A氏(右端、写真・時事通信)

 TBS名物プロデューサーが、ひっそりと制作現場を去っていた。

「『逃げ恥』のプロデューサーとして知られるA氏が、4月1日付でTBSホールディングスのグループ経営企画局経営戦略部に異動した。次回作に期待がかかっていただけに、驚く声が多い」(制作会社ディレクター)

 A氏は、TBSが誇る名テレビマンだ。1988年の入社後、おもにドラマ・映画畑を歩んできた。『白夜行』『流星の絆』『新参者』など人気ドラマに監督や企画、プロデューサーとして携わり、近年では有村架純(25)が主演した『映画 ビリギャル』も担当した。

 なんといっても代表作は、新垣結衣(29)主演で話題となった『逃げるは恥だが役に立つ』だ。「恋ダンス」のブームを起こし、最終回は平均視聴率20.8%を記録。2017年のエランドール賞では、主演の星野源(37)が新人賞を、制作チームは特別賞を受賞した。

「女優として駆け出しだったガッキーを2007年に日曜劇場『パパとムスメの7日間』と映画『恋空』で起用したのがA氏。『ハナミズキ』などのヒット作で主役に抜擢し、『逃げ恥』を大成功に導いた」(芸能プロ関係者)

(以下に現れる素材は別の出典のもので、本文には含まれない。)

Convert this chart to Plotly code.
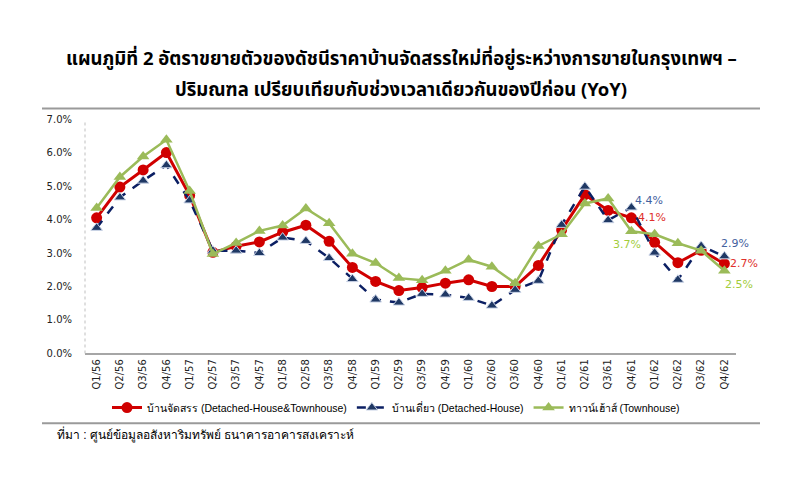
import plotly.graph_objects as go

quarters = ["Q1/56","Q2/56","Q3/56","Q4/56","Q1/57","Q2/57","Q3/57","Q4/57",
            "Q1/58","Q2/58","Q3/58","Q4/58","Q1/59","Q2/59","Q3/59","Q4/59",
            "Q1/60","Q2/60","Q3/60","Q4/60","Q1/61","Q2/61","Q3/61","Q4/61",
            "Q1/62","Q2/62","Q3/62","Q4/62"]

total = [4.05, 4.97, 5.48, 6.0, 4.72, 3.02, 3.2, 3.33,
         3.62, 3.83, 3.35, 2.57, 2.15, 1.88, 1.97, 2.1,
         2.2, 2.0, 2.0, 2.63, 3.69, 4.74, 4.27, 4.05,
         3.32, 2.71, 3.08, 2.68]
detached = [3.75, 4.66, 5.16, 5.62, 4.57, 3.07, 3.07, 3.0,
            3.46, 3.36, 2.85, 2.22, 1.61, 1.52, 1.78, 1.76,
            1.66, 1.43, 1.9, 2.17, 3.84, 4.98, 3.98, 4.36,
            3.01, 2.2, 3.21, 2.9]
townhouse = [4.34, 5.27, 5.88, 6.38, 4.85, 2.97, 3.3, 3.66,
             3.82, 4.33, 3.89, 2.98, 2.7, 2.25, 2.19, 2.47,
             2.8, 2.59, 2.1, 3.21, 3.56, 4.48, 4.63, 3.65,
             3.56, 3.29, 3.07, 2.47]

y_ticks = [0, 1, 2, 3, 4, 5, 6, 7]
y_tick_text = ["0.0%", "1.0%", "2.0%", "3.0%", "4.0%", "5.0%", "6.0%", "7.0%"]

names = ["บ้านจัดสรร (Detached-House&Townhouse)", "บ้านเดี่ยว (Detached-House)", "ทาวน์เฮ้าส์ (Townhouse)"]

# data labels: (series, quarter index, text)
labels = [
    ("detached", 23, "4.4%"), ("total", 23, "4.1%"), ("townhouse", 23, "3.7%"),
    ("detached", 27, "2.9%"), ("total", 27, "2.7%"), ("townhouse", 27, "2.5%"),
]

W, H = 800, 478
RED = "#D00000"
NAVY = "#0B1F63"
GREEN = "#9BBB59"

def px(xp):
    return xp / W

def py(yp):
    return 1 - yp / H

fig = go.Figure()
fig.add_trace(go.Scatter(
    x=quarters, y=total, name=names[0], mode="lines+markers",
    line=dict(color=RED, width=3),
    marker=dict(symbol="circle", size=11, color=RED)))
fig.add_trace(go.Scatter(
    x=quarters, y=detached, name=names[1], mode="lines+markers",
    line=dict(color=NAVY, width=2.5, dash="dash"),
    marker=dict(symbol="triangle-up", size=10, color="#1F3864",
                line=dict(color="#C9D3E6", width=1))))
fig.add_trace(go.Scatter(
    x=quarters, y=townhouse, name=names[2], mode="lines+markers",
    line=dict(color=GREEN, width=2.5),
    marker=dict(symbol="triangle-up", size=11, color=GREEN)))

# decorative separator lines on a full-canvas overlay axis (pixel coordinates)
for ysep in (106, 428):
    fig.add_trace(go.Scatter(
        x=[42, 760], y=[ysep, ysep], xaxis="x2", yaxis="y2", mode="lines",
        line=dict(color="#9A9A9A", width=2), showlegend=False, hoverinfo="skip"))

series = {"total": total, "detached": detached, "townhouse": townhouse}
label_colors = {"detached": "#44619E", "total": "#E0302C", "townhouse": "#A2CC3A"}
offsets = {
    ("detached", 23): (18, 7), ("total", 23): (21, 0), ("townhouse", 23): (-4, -13),
    ("detached", 27): (11, 13), ("total", 27): (20, 0), ("townhouse", 27): (15, -14),
}
for s, i, t in labels:
    dx, dy = offsets[(s, i)]
    fig.add_annotation(x=quarters[i], y=series[s][i], xref="x", yref="y",
                       text=t, showarrow=False, xshift=dx, yshift=dy,
                       font=dict(family="DejaVu Sans", size=11, color=label_colors[s]))

TITLE_FONT = "Tahoma, Noto Sans Thai, Liberation Sans, sans-serif"
title1 = "แผนภูมิที่ 2 อัตราขยายตัวของดัชนีราคาบ้านจัดสรรใหม่ที่อยู่ระหว่างการขายในกรุงเทพฯ –"
title2 = "ปริมณฑล เปรียบเทียบกับช่วงเวลาเดียวกันของปีก่อน (YoY)"
fig.add_annotation(text="<b>" + title1 + "</b>", xref="paper", yref="paper",
                   x=px(401), y=py(55), xanchor="center", yanchor="middle", showarrow=False,
                   font=dict(family=TITLE_FONT, size=18.5, color="#000"))
fig.add_annotation(text="<b>" + title2 + "</b>", xref="paper", yref="paper",
                   x=px(401), y=py(87), xanchor="center", yanchor="middle", showarrow=False,
                   font=dict(family=TITLE_FONT, size=18.5, color="#000"))
fig.add_annotation(text="ที่มา : ศูนย์ข้อมูลอสังหาริมทรัพย์ ธนาคารอาคารสงเคราะห์", xref="paper", yref="paper",
                   x=px(55), y=py(440), xanchor="left", yanchor="middle",
                   showarrow=False,
                   font=dict(family="Liberation Sans, sans-serif", size=12, color="#000"))

fig.update_layout(
    width=W, height=H,
    margin=dict(l=0, r=0, t=0, b=0),
    paper_bgcolor="white", plot_bgcolor="rgba(0,0,0,0)",
    showlegend=True,
    legend=dict(orientation="h", x=px(396), xanchor="center", y=py(412), yanchor="middle",
                font=dict(family="Liberation Sans, sans-serif", size=10.5, color="#000"),
                itemwidth=30, bgcolor="rgba(0,0,0,0)"),
    xaxis=dict(domain=[px(85), px(736)], anchor="y",
               type="category", range=[-0.5, 27.5], tickangle=-90,
               tickfont=dict(family="DejaVu Sans", size=10, color="#222"),
               showline=True, linecolor="#A6A6A6", linewidth=1.5,
               showgrid=False, zeroline=False, ticks="", fixedrange=True),
    yaxis=dict(domain=[py(356.7), py(116.7)], anchor="x",
               range=[0, 7], tickvals=y_ticks, ticktext=y_tick_text,
               tickfont=dict(family="DejaVu Sans", size=10, color="#222"),
               showgrid=False, zeroline=False, showline=False, ticks="",
               ticklabelstandoff=12, fixedrange=True),
    xaxis2=dict(domain=[0, 1], anchor="y2", range=[0, W], visible=False, fixedrange=True),
    yaxis2=dict(domain=[0, 1], anchor="x2", range=[H, 0], visible=False, fixedrange=True),
)

# dotted left axis line
fig.add_shape(type="line", xref="paper", yref="paper",
              x0=px(85), x1=px(85), y0=py(356.7), y1=py(118),
              line=dict(color="#BFBFBF", width=1, dash="dot"))

fig.write_html("out.html")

 近年は、ドラマの仕事に携わりつつ映画・アニメ事業部長に。2018年、A氏の肝煎りで制作された『新幹線変形ロボ シンカリオン』は、子供だけでなく、アニメファンや鉄道ファンも巻き込んだブームを起こしている。

 そんなヒットメーカーがなぜ現場を離れたのか。

「A氏は当たると感じたら有無を言わさず進んでいくタイプ。企画を不安視されても、強引に実現させてきた。一緒に仕事をするスタッフからは、『厳しすぎてついていけない。これではパワハラだ』という声が上がっていた。実際に社内外から、会社に訴えがあったと聞いている」(前出・制作会社ディレクター)

『映画 ビリギャル』は、原作に感銘を受け、すぐに監督に連絡を取り、1週間で製作を決心したという。職人気質の “制作畑” で邁進してきたA氏と、コンプライアンス重視の今の現場とで温度差が生じていた。

「A氏の異動先は、グループ会社の経営状態を管理する重要な部署だが、制作現場でバリバリやっている人が行くことは少ない。これは事実上 “左遷” 人事だ」(ドラマ制作関係者)

 A氏の異動とパワハラ、担当番組の今後の予定についてTBSに聞くと、「人事の内容や番組の制作過程については、お答えしておりません」(広報)と回答。

 奇しくも、A氏が異動したのは勤続30年の記念日だった。